There’s a very different format for visualising screening test scenarios that I’ve seen on several occasions that is sometimes referred to as a unit chart. It uses icons or shapes to represent a sample of test patients while the subpopulation a patient belongs to is typically encoded by varying both the shape/icon and its colour. The collection of icons is usually best sorted (for easy comparison) but can be unsorted (to enhance the random sample metaphor). In the sorted case, considering the ordering can be important.

To illustrate this format, we’ll use the hypothetical high-prevalence scenario once more (the sensitivity and specificity of a test are 80%, while the prevalence of the conditions being tested for is 20% in the population of interest). In this example, we can see the large shapes created by the blocks of true and false positives match if we mentally rotate one or the other through 180 degrees. This might be less obvious if the icons were ordered differently.

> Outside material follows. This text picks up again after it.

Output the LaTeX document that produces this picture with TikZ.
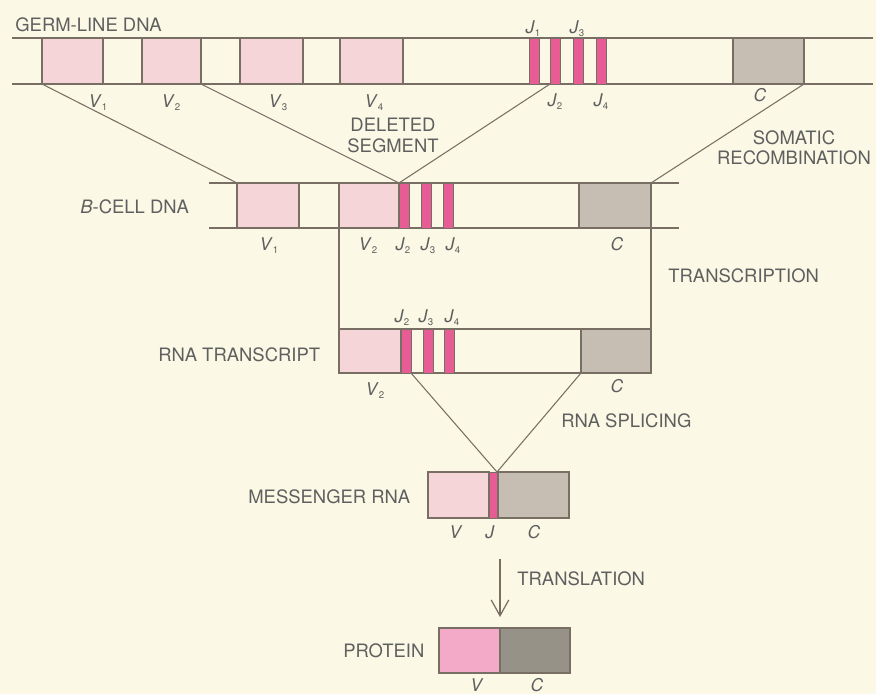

**FIGURE 7** Unit chart for high prevelance scenario

True and false positives will not always be as easy to compare as they are in the example above and Stephen Few points out that unit charts have a severe limitation when it comes to quickly conveying information: "Because we cannot pre-attentively compare counts that exceed three of four objects at most, we’re forced to abandon rapid visual perception and rely on slower methods of discernment—counting or reading."

Furthermore, when the prevalence of a disease is low, unit charts can become unwieldy because of the sheer number of icons needed to accurately represent the numbers. For example, with the Down’s syndrome data we can use 900 shapes in a 30 by 30 grid, but this still slightly overestimates the relative number of false negatives, while the true positive to false positive ratio is (roughly) 47:53, rather than 48:52.

**FIGURE 8** Unit chart for Down's syndrome scenario

#### Conclusion

I doubt there is a one-size-fits-all solution to visualising screening-test problems, but having a range of visual metaphors shouldn’t be thought of as a hindrance. A decision tree may help one reader understand the problem while another might get more insight from a unit chart.

Formats also vary in terms of which comparisons are made easier. For some solutions, the rarity of an outcome can diminish the extent to which the format is useful. In that sense, the effectiveness of a solution can be data dependent.

#### About the author

Tim Brock is a freelance data analysis and visualisation consultant with a PhD in physics. His website can be found at datatodisplay.com

#### Further reading

- Sense about Science’s “Making sense of screening” is a 16-page guide that aims to help readers weight up “the benefits and harms of health screening programmes”. Areas covered include “What does screening actually tell you?” and “Why don’t we screen more people, more often, for more conditions?”. The latter section includes an important list, describing some of the negative effects of screening programmes. These include psychological harm and patients facing unnecessary procedures.
- One of the most significant papers to examine human graphical perception is probably “Graphical Perception: Theory, Experimentation, and Application to the Development of Graphical Methods” by William S. Cleveland and Robert McGill in the
*Journal of the American Statistical Association*. It looks at “elementary perceptual tasks” and how accurate we are at performing them. - David Colquhoun’s “An investigation of the false discovery rate and the misinterpretation of p-values” article for Royal Society Open Science looks first at “The screening problem” and uses tree diagrams as a means of displaying information.
- “How to Improve Bayesian Reasoning Without Instruction: Frequency Formats” is a paper in the
*Psychological Review*by Gerd Gigerenzer and Ulrich Hoffrage. It compares probability and frequency formats for describing screening-test problems, using Eddy’s example discussed briefly near the start of this article. - Luana Micallef uses a variation on the unit chart in her YouTube video that explains Eddy’s breast-cancer screening problem.
- arbital.com has a guide to Bayes’ rule. This includes cartoonish versions of unit charts and waterfall diagrams, which are similar to decision trees.